§ WRITTEN REQUEST: Please, without the pictures, retype exactly the lines from the start of the material through the line that holds "import plotly.graph_objects as go".
--- begin DATA SUPPLIED ---
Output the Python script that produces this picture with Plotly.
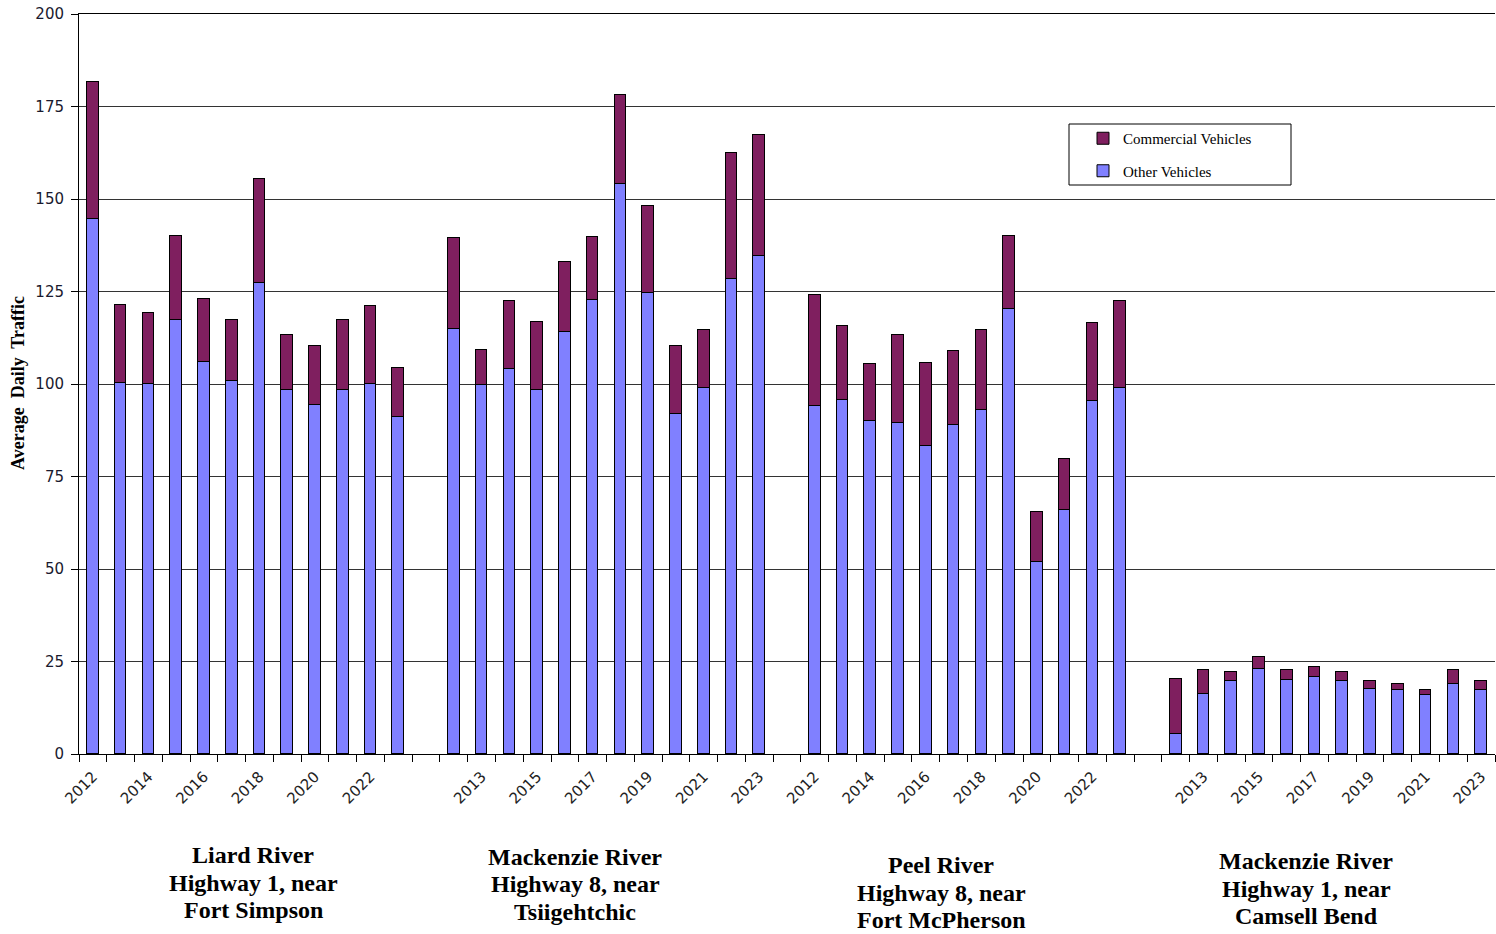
import plotly.graph_objects as go

# ---- data ----
years = [2012, 2013, 2014, 2015, 2016, 2017, 2018, 2019, 2020, 2021, 2022, 2023]
groups = [
    ["Liard River", "Highway 1, near", "Fort Simpson"],
    ["Mackenzie River", "Highway 8, near", "Tsiigehtchic"],
    ["Peel River", "Highway 8, near", "Fort McPherson"],
    ["Mackenzie River", "Highway 1, near", "Camsell Bend"],
]
# totals (top of stacked bar) and "other vehicles" per group
liard_total = [181.5, 121.4, 119.3, 140.0, 123.0, 117.2, 155.3, 113.2, 110.4, 117.2, 121.0, 104.3]
liard_other = [144.5, 100.3, 100.0, 117.2, 106.0, 100.9, 127.4, 98.5, 94.2, 98.5, 100.0, 91.0]
tsii_total = [139.4, 109.2, 122.3, 116.7, 133.1, 139.7, 178.0, 148.1, 110.3, 114.7, 162.5, 167.3]
tsii_other = [114.8, 99.7, 104.0, 98.3, 114.0, 122.6, 154.0, 124.6, 91.8, 98.9, 128.4, 134.5]
peel_total = [124.1, 115.6, 105.3, 113.2, 105.7, 109.0, 114.5, 140.1, 65.3, 79.7, 116.4, 122.4]
peel_other = [94.0, 95.8, 90.1, 89.4, 83.2, 88.8, 93.1, 120.4, 52.0, 66.0, 95.5, 98.9]
camsell_total = [20.4, 22.8, 22.1, 26.2, 22.8, 23.5, 22.1, 19.7, 19.0, 17.4, 22.8, 19.7]
camsell_other = [5.3, 16.3, 19.7, 23.1, 20.1, 20.7, 19.7, 17.7, 17.3, 16.0, 18.8, 17.3]

totals = [liard_total, tsii_total, peel_total, camsell_total]
others = [liard_other, tsii_other, peel_other, camsell_other]

y_ticks = [0, 25, 50, 75, 100, 125, 150, 175, 200]

# ---- build category positions (one empty category between groups) ----
slot = len(years) + 1
xs, other_vals, comm_vals = [], [], []
tickvals, ticktext = [], []
for g in range(len(groups)):
    for i, yr in enumerate(years):
        pos = g * slot + i
        xs.append(pos)
        other_vals.append(others[g][i])
        comm_vals.append(round(totals[g][i] - others[g][i], 2))
        if pos % 2 == 0:
            tickvals.append(pos)
            ticktext.append(str(yr))
n_cat = len(groups) * slot - 1

fig = go.Figure()
fig.add_trace(go.Bar(
    x=xs, y=other_vals, name="Other Vehicles", width=0.42,
    marker=dict(color="#8080FF", line=dict(color="#000000", width=1)),
    legendgroup="o", legendrank=2,
))
fig.add_trace(go.Bar(
    x=xs, y=comm_vals, name="Commercial Vehicles", width=0.42,
    marker=dict(color="#7F1F5F", line=dict(color="#000000", width=1)),
    legendgroup="c", legendrank=1,
))

W, H = 1496, 934
L, R, T, B = 79, 1, 14, 180
pw, ph = W - L - R, H - T - B

def px(xp):
    return (xp - L) / pw

def py(yp):
    return (H - B - yp) / ph

fig.update_layout(
    barmode="stack",
    width=W, height=H,
    margin=dict(l=L, r=R, t=T, b=B, autoexpand=False),
    plot_bgcolor="white", paper_bgcolor="white",
    bargap=0,
    showlegend=True,
    legend=dict(
        x=px(1083), y=py(122), xanchor="left", yanchor="top",
        traceorder="grouped", tracegroupgap=10,
        bgcolor="rgba(0,0,0,0)", borderwidth=0,
        font=dict(family="Liberation Serif", size=15, color="#000000"),
        itemwidth=30,
    ),
    xaxis=dict(
        range=[-0.5, n_cat - 0.5],
        tickmode="array", tickvals=tickvals, ticktext=ticktext,
        tickangle=-45, ticks="", showgrid=False, zeroline=False,
        showline=True, linecolor="#000000", linewidth=1, mirror=True,
        ticklabelstandoff=7,
        tickfont=dict(family="DejaVu Sans", size=15, color="#222222"),
        minor=dict(tickmode="array", tickvals=[k - 0.5 for k in range(n_cat + 1)],
                   ticks="outside", ticklen=7, tickcolor="#000000", tickwidth=1,
                   showgrid=False),
    ),
    yaxis=dict(
        range=[0, 200], tickmode="array", tickvals=y_ticks,
        ticks="outside", ticklen=7, tickcolor="#000000",
        showgrid=True, gridcolor="#333333", gridwidth=1,
        zeroline=False, showline=True, linecolor="#000000", linewidth=1,
        ticklabelstandoff=4,
        tickfont=dict(family="DejaVu Sans", size=15, color="#1a1a2e"),
    ),
)

# legend frame
fig.add_shape(type="rect", xref="paper", yref="paper",
              x0=px(1069), x1=px(1291), y0=py(124), y1=py(185),
              line=dict(color="#000000", width=1), fillcolor="rgba(0,0,0,0)")

# y-axis title
fig.add_annotation(text="<b>Average  Daily  Traffic</b>", textangle=-90,
                   xref="paper", yref="paper", x=px(18), y=py(383),
                   showarrow=False, xanchor="center", yanchor="middle",
                   font=dict(family="Liberation Serif", size=18, color="#000000"))

# group labels (one annotation per line)
label_pos = [(253, 855), (575, 857), (941, 865), (1306, 861)]
for lines, (gx, gy) in zip(groups, label_pos):
    for k, line in enumerate(lines):
        fig.add_annotation(text="<b>" + line + "</b>", xref="paper", yref="paper",
                           x=px(gx), y=py(gy + 27.5 * k), showarrow=False,
                           xanchor="center", yanchor="middle", align="center",
                           font=dict(family="Liberation Serif", size=24, color="#000000"))

fig.write_html("out.html", config={"displayModeBar": False},
               post_script="document.body.style.margin='0';")
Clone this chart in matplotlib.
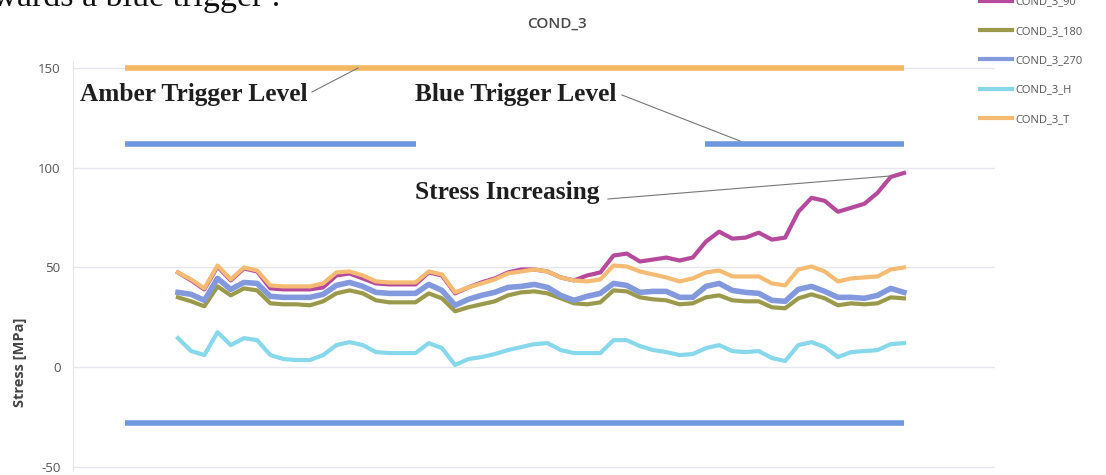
import matplotlib
matplotlib.use("Agg")
import matplotlib.pyplot as plt
from matplotlib.lines import Line2D
import numpy as np

# Stress readings per sample (MPa)
cond_3_90 = [47.5, 43.5, 39, 50.5, 43.5, 49.5, 48, 39.5, 39, 39, 39, 40, 46, 47, 44.5, 42,
             41.5, 41.5, 41.5, 47.5, 46, 37, 40, 42.5, 44.5, 47.5, 49, 49, 48, 45, 43.5, 46,
             47.5, 56, 57, 53, 54, 55, 53.5, 55, 63, 68, 64.5, 65, 67.5, 64, 65, 78, 85, 83.5,
             78, 80, 82, 87.5, 95.5, 97.5]
cond_3_180 = [35, 33, 30.5, 40.5, 36, 39.5, 38.5, 32, 31.5, 31.5, 31, 33, 37, 38.5, 37, 33.5,
              32.5, 32.5, 32.5, 37, 34.5, 28, 30, 31.5, 33, 36, 37.5, 38, 37, 34.5, 32, 31.5,
              32.5, 38.5, 38, 35, 34, 33.5, 31.5, 32, 35, 36, 33.5, 33, 33, 30, 29.5, 34.5,
              36.5, 34.5, 31, 32, 31.5, 32, 35, 34.5]
cond_3_270 = [37.5, 36.5, 33.5, 44.5, 39, 42.5, 42, 35.5, 35, 35, 35, 36.5, 41, 42.5, 40.5, 37.5,
              37, 37, 37, 41.5, 38.5, 31, 34, 36, 37.5, 40, 40.5, 41.5, 40, 36, 33.5, 35.5,
              37, 42, 41, 37.5, 38, 38, 35, 35, 40.5, 42, 38.5, 37.5, 37, 33.5, 33, 39, 40.5,
              38, 35, 35, 34.5, 36, 39.5, 37.5]
cond_3_h = [14.5, 8, 6, 17.5, 11, 14.5, 13.5, 6, 4, 3.5, 3.5, 6, 11, 12.5, 11, 7.5, 7, 7, 7,
            12, 9.5, 1, 4, 5, 6.5, 8.5, 10, 11.5, 12, 8.5, 7, 7, 7, 13.5, 13.5, 10.5, 8.5, 7.5,
            6, 6.5, 9.5, 11, 8, 7.5, 8, 4.5, 3, 11, 12.5, 10, 5, 7.5, 8, 8.5, 11.5, 12]
cond_3_t = [47.5, 44, 39.5, 51, 44, 50, 48.5, 41, 40.5, 40.5, 40.5, 42, 47.5, 48, 46, 43, 42.5,
            42.5, 42.5, 48, 46.5, 37.5, 40, 42, 44, 47, 48, 49, 48, 45, 43.5, 43, 44, 51, 50.5,
            48, 46.5, 45, 43, 44.5, 47.5, 48.5, 45.5, 45.5, 45.5, 42, 41, 49, 50.5, 48, 43,
            44.5, 45, 45.5, 49, 50]

# Trigger levels (MPa)
amber_trigger = 150
blue_trigger_upper = 112
blue_trigger_lower = -28

series_labels = ["COND_3_90", "COND_3_180", "COND_3_270", "COND_3_H", "COND_3_T"]
y_ticks = [-50, 0, 50, 100, 150]

W, H = 1106, 475
fig = plt.figure(figsize=(W / 100, H / 100), dpi=100)
fig.patch.set_facecolor("white")

ax = fig.add_axes([73 / W, 4.5 / H, (995 - 73) / W, 410 / H])
ax.set_ylim(-52, 154)
ax.set_xlim(-7.95, 61.9)

n = len(cond_3_t)
x = np.arange(n)

amber_c = "#f2b862"
trig_blue = "#6f97e0"
colors = {"90": "#b54a9c", "180": "#9b9a4c", "270": "#8399de", "H": "#86d8ea", "T": "#f5bb72"}

# Trigger level lines
ax.plot([-4, n - 1], [amber_trigger] * 2, color=amber_c, lw=4, solid_capstyle="butt", zorder=2)
ax.plot([-4, 18], [blue_trigger_upper] * 2, color=trig_blue, lw=4, solid_capstyle="butt", zorder=2)
ax.plot([39.9, n - 1], [blue_trigger_upper] * 2, color=trig_blue, lw=4, solid_capstyle="butt", zorder=2)
ax.plot([-4, n - 1], [blue_trigger_lower] * 2, color=trig_blue, lw=4, solid_capstyle="butt", zorder=2)

# Stress series
ax.plot(x, cond_3_90, color=colors["90"], lw=3, zorder=2.5)
ax.plot(x, cond_3_180, color=colors["180"], lw=3, zorder=3)
ax.plot(x, cond_3_270, color=colors["270"], lw=4, zorder=3)
ax.plot(x, cond_3_h, color=colors["H"], lw=3, zorder=3)
ax.plot(x, cond_3_t, color=colors["T"], lw=3, zorder=3)

# Axes styling
ax.set_yticks(y_ticks)
ax.set_yticklabels([str(v) for v in y_ticks], fontsize=9.5, color="#555555", family="Open Sans")
ax.tick_params(axis="y", length=0, pad=9)
ax.set_xticks([])
ax.grid(axis="y", color="#e6e7ee", lw=1)
ax.set_axisbelow(True)
for s in ["top", "right", "bottom"]:
    ax.spines[s].set_visible(False)
ax.spines["left"].set_color("#e6e7ee")

fig.text(20 / W, 1 - 362 / H, "Stress [MPa]", rotation=90, ha="center", va="center",
         fontsize=10.5, fontweight="bold", color="#444444", family="Open Sans")

fig.text(557 / W, 1 - 24 / H, "COND_3", ha="center", va="center", fontsize=11,
         fontweight="semibold", color="#4a4a4a", family="Open Sans")

# Legend
handles = [Line2D([], [], color=colors[k], lw=3) for k in ["90", "180", "270", "H", "T"]]
leg = fig.legend(handles, series_labels, loc="upper left", bbox_to_anchor=(976 / W, 1 + 8 / H),
                 frameon=False, fontsize=8, labelspacing=1.65, handlelength=2.8,
                 handletextpad=0.3, borderaxespad=0)
for t in leg.get_texts():
    t.set_color("#555555")
    t.set_family("Open Sans")

# Annotations
serif = "Liberation Serif"
ann = dict(fontsize=18.3, fontweight="bold", family=serif, color="#1e1e1e", va="center", ha="left")
fig.text(80 / W, 1 - 95 / H, "Amber Trigger Level", **ann)
fig.text(415 / W, 1 - 95 / H, "Blue Trigger Level", **ann)
fig.text(415 / W, 1 - 193 / H, "Stress Increasing", **ann)

leader = dict(color="#777777", lw=0.8)
fig.add_artist(Line2D([312 / W, 358 / W], [1 - 92 / H, 1 - 68 / H], **leader))
fig.add_artist(Line2D([622 / W, 740 / W], [1 - 95 / H, 1 - 141 / H], **leader))
fig.add_artist(Line2D([608 / W, 890 / W], [1 - 199 / H, 1 - 176 / H], **leader))

# Caption text running above the figure
fig.text(280 / W, 1 - 6 / H, "towards a blue trigger .", ha="right", va="baseline",
         fontsize=24.5, family=serif, color="#111111")

fig.savefig("out.png", dpi=100)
--- end DATA SUPPLIED ---
§ FINAL ANSWER:
Output the Python script that produces this picture with Plotly.
import plotly.graph_objects as go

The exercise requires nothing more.